When to give- Two fractional doses of IVP are given intradermally at 6 and 14 weeks of age.
Route and site- It is given as intradermal injection at right upper arm.
Measles/ MR vaccine
About-Measles vaccine is used to protect children from measles. In few states Measles and Rubella a combined vaccine is given to protect from Measles and Rubella infection.
When to given- First dose of Measles or MR vaccine is given at 9 completed months’ to12 months (vaccine can be given up to 5 years if not given at 9-12 months age) and second dose is given at 16-24 months.
Route and site – Measles Vaccine is given as subcutaneous injection in right upper arm.
JE vaccine
About- JE stands for Japanese encephalitis vaccine. It gives protection against Japanese Encephalitis disease. JE vaccine is given in select districts endemic for JE.
When to given- JE vaccine is given in two doses first dose is given at 9 completed months-12 months of age and second dose at 16-24 months of age.
Route and site- It is given as subcutaneous injection.
DPT booster
About-DPT is a combined vaccine; it protects children from Diphtheria, Tetanus and Pertussis.
When to give -DPT vaccine is given at 16-24 months of age is called as DPT first booster and DPT 2nd booster is given at 5-6 years of age.
Route and site- DPT first booster is given as intramuscular injection in antero-lateral side of mid thigh in left leg. DPT second booster is given as intramuscular injection in left upper arm.
TT
About- Tetanus toxoid vaccine is used to provide protection against tetanus.
When to give- Tetanus toxoid vaccine is given at 10 years and 15 years of age when previous injections of pentavalent vaccine and DPT vaccine are given at scheduled age.
Pregnant women-TT-1 is given early in pregnancy; and TT-2 is given 4 weeks after TT-1.TT booster is given when two doses of TT are given in a pregnancy in last three years.
Route and site- TT is given as Intramuscular injection in upper arm.

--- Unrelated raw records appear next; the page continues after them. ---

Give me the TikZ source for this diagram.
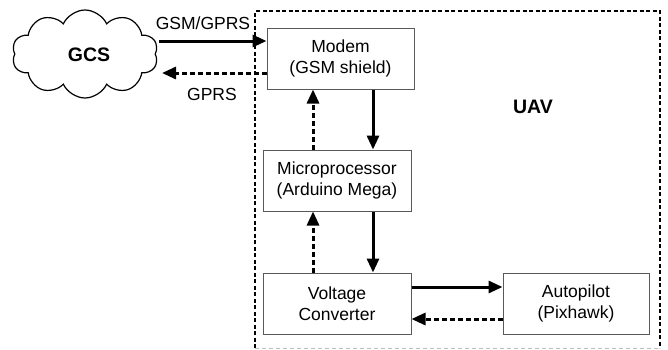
\documentclass[tikz,border=0pt]{standalone}
\usepackage{fontspec}
\setmainfont{Liberation Sans}
\usetikzlibrary{shapes.symbols,arrows.meta}
\tikzset{
  blk/.style={draw=black!65, line width=1pt, minimum width=147pt, minimum height=61pt, inner sep=0pt, align=center, font=\fontsize{17.5}{20.5}\selectfont},
  solidarr/.style={line width=3pt, -{Triangle[length=14pt,width=12pt]}},
  dasharr/.style={line width=3pt, dash pattern=on 5pt off 3pt, -{Triangle[length=14pt,width=12pt]}},
  lbl/.style={font=\fontsize{17.5}{20}\selectfont, inner sep=0pt},
  big/.style={font=\fontsize{19.5}{22}\selectfont\bfseries, inner sep=0pt},
  uavline/.style={line width=2.8pt, dash pattern=on 4pt off 2.5pt},
}
\begin{document}
\begin{tikzpicture}[x=1pt,y=-1pt]
\useasboundingbox (0,0) rectangle (668,349);
% UAV boundary
\draw[uavline] (255,348) -- (255,11) -- (660,11) -- (660,348);
\draw[black!25, line width=0.8pt, dash pattern=on 4pt off 3pt] (255,348) -- (660,348);
% cloud
\node[cloud, draw, line width=1.2pt, cloud puffs=10, cloud puff arc=130, aspect=1.7, minimum width=146pt, minimum height=88pt, inner sep=0pt] (gcs) at (85,54) {};
\node[big] (gcst) at (89,55) {GCS};
% blocks
\node[blk] (modem) at (340.5,58.5) {Modem\\(GSM shield)};
\node[blk, minimum width=148pt] (micro) at (337,180.5) {Microprocessor\\(Arduino Mega)};
\node[blk, minimum width=148pt] (volt) at (337,303.5) {Voltage\\Converter};
\node[blk, minimum width=146pt] (auto) at (576,303.5) {Autopilot\\(Pixhawk)};
\node[big] (uav) at (533,107) {UAV};
% helper coordinates
\coordinate (up) at (313,0);
\coordinate (dn) at (373,0);
\coordinate (gs) at (159,41);
\coordinate (gp) at (162,73);
\coordinate (r1) at (0,287);
\coordinate (r2) at (0,319);
% connectors
\draw[solidarr] (gs) -- (modem.west |- gs);
\draw[dasharr] (modem.west |- gp) -- (gp);
\node[lbl] (l1) at (203,23) {GSM/GPRS};
\node[lbl] (l2) at (212,94) {GPRS};
\draw[dasharr] (micro.north -| up) -- (modem.south -| up);
\draw[solidarr] (modem.south -| dn) -- (micro.north -| dn);
\draw[dasharr] (volt.north -| up) -- (micro.south -| up);
\draw[solidarr] (micro.south -| dn) -- (volt.north -| dn);
\draw[solidarr] (volt.east |- r1) -- (auto.west |- r1);
\draw[dasharr] (auto.west |- r2) -- (volt.east |- r2);
\end{tikzpicture}
\end{document}
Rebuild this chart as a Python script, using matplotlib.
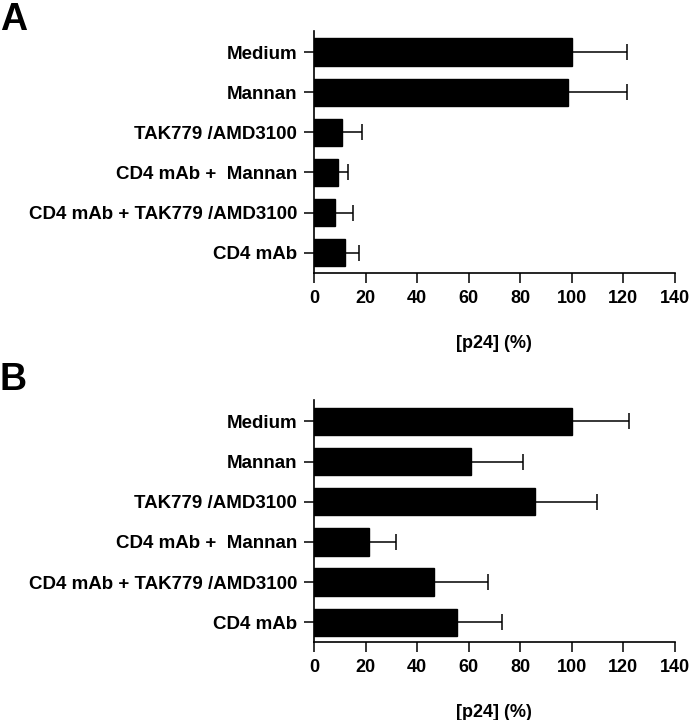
import matplotlib
matplotlib.use("Agg")
import matplotlib.pyplot as plt
import numpy as np

plt.rcParams['font.family'] = ['Liberation Sans', 'DejaVu Sans']
plt.rcParams['font.weight'] = 'bold'

categories = ["Medium", "Mannan", "TAK779 /AMD3100", "CD4 mAb +  Mannan",
              "CD4 mAb + TAK779 /AMD3100", "CD4 mAb"]
values_A = [100.0, 98.6, 11.0, 9.2, 8.3, 11.9]
errors_A = [21.4, 22.8, 7.6, 4.1, 6.9, 5.7]
values_B = [100.0, 60.9, 85.6, 21.3, 46.6, 55.4]
errors_B = [22.4, 20.1, 24.4, 10.5, 21.0, 17.6]
xticks = [0, 20, 40, 60, 80, 100, 120, 140]
panel_labels = ["A", "B"]
xlabel = "[p24] (%)"

fig = plt.figure(figsize=(6.9, 7.2), dpi=100)
positions = [[0.455, 0.621, 0.523, 0.336], [0.455, 0.108, 0.523, 0.336]]
panel_label_pos = [(0.0, 0.997), (0.0, 0.497)]

for i, (vals, errs) in enumerate([(values_A, errors_A), (values_B, errors_B)]):
    ax = fig.add_axes(positions[i])
    y = np.arange(len(categories))
    ax.barh(y, vals, height=0.68, color='black', edgecolor='black', zorder=2)
    ax.errorbar(vals, y, xerr=[np.zeros(len(errs)), errs], fmt='none',
                ecolor='black', elinewidth=1.1, capsize=6, capthick=1.1, zorder=1)
    ax.set_ylim(len(categories) - 0.5, -0.525)
    ax.set_xlim(0, 140)
    ax.set_yticks(y)
    ax.set_yticklabels(categories, fontsize=13.5, fontweight='bold')
    ax.set_xticks(xticks)
    ax.set_xticklabels([str(t) for t in xticks], fontsize=13, fontweight='bold')
    ax.spines['top'].set_visible(False)
    ax.spines['right'].set_visible(False)
    ax.spines['left'].set_linewidth(1.2)
    ax.spines['bottom'].set_linewidth(1.2)
    ax.tick_params(axis='y', length=7.2, width=1.1, pad=5)
    ax.tick_params(axis='x', length=7.2, width=1.1, pad=5)
    ax.set_xlabel(xlabel, fontsize=13, fontweight='bold', labelpad=20)
    fig.text(panel_label_pos[i][0], panel_label_pos[i][1], panel_labels[i],
             fontsize=27, fontweight='bold', va='top', ha='left')

fig.savefig("out.png", dpi=100)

https://nhm.gov.in/index1.php?lang=1&level=2&sublinkid=824&lid=220

5. Consider the following statements regarding the COVID19 Quarantine Alert System (CQAS).
1. The government has tested this application which triggers e-mails and SMS alerts to an authorised government agency if a person has jumped quarantine based on the person’s mobile phone’s cell tower location.

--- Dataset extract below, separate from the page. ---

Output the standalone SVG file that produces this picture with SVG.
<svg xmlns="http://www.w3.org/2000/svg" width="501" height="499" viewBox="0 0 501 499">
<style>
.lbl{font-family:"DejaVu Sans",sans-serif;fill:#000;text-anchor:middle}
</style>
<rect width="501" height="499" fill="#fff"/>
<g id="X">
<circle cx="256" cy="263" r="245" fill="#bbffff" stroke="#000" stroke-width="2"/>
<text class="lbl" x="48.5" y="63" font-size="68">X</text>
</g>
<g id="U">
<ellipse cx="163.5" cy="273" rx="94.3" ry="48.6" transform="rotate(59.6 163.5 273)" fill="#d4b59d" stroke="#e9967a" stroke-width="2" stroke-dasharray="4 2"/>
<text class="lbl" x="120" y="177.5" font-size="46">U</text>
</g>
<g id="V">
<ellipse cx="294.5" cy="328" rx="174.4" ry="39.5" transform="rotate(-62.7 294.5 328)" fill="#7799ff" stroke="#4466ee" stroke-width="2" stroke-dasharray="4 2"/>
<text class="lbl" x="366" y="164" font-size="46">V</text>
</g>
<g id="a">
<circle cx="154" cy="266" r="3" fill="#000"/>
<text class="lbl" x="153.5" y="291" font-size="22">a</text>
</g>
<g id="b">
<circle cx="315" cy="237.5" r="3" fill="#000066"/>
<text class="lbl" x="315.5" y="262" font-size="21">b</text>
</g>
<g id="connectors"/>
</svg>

2. This collects phone data, including the device’s location, on a common secured platform and alerts the local agencies in case of a violation by COVID patients under watch or in isolation.
3. It is developed by the Department of Telecommunications DoT and the Centre for Development of Telematics (C-DOT).
Which of the following statements is/are correct?
(a) 2 and 3 only
(b) 1 and 2 only
(c) 1 and 3 only
(d) 1, 2 and 3
Answer-d
Explanation-
COVID19 Quarantine Alert System (CQAS)
The Department of Telecommunications (DoT) has shared a standard operating procedure (SOP) with all telecom service providers regarding the application called COVID-19 Quarantine Alert System (CQAS).
The government has tested this application which triggers e-mails and SMS alerts to an authorised government agency if a person has jumped quarantine or escaped from isolation, based on the person’s mobile phone’s cell tower location.
It is developed by the Department of Telecommunications DoT and the Centre for Development of Telematics (C-DOT).
The CQAS will prepare a list of mobile numbers, segregating them on the basis of telecom service providers, and the location data provided by the companies will be run on the application to create geo-fencing.
The “geo-fencing” is accurate by up to 300 m.
What is Geo-fencing?
A geo-fence is a virtual perimeter for a real-world geographic area.
Geo-fencing is a location-based service in which an app or other software uses GPS, RFID, Wi-Fi or cellular data to trigger a pre-programmed action when a mobile device or RFID tag enters or exits a virtual boundary set up around a geographical location, known as a geo-fence.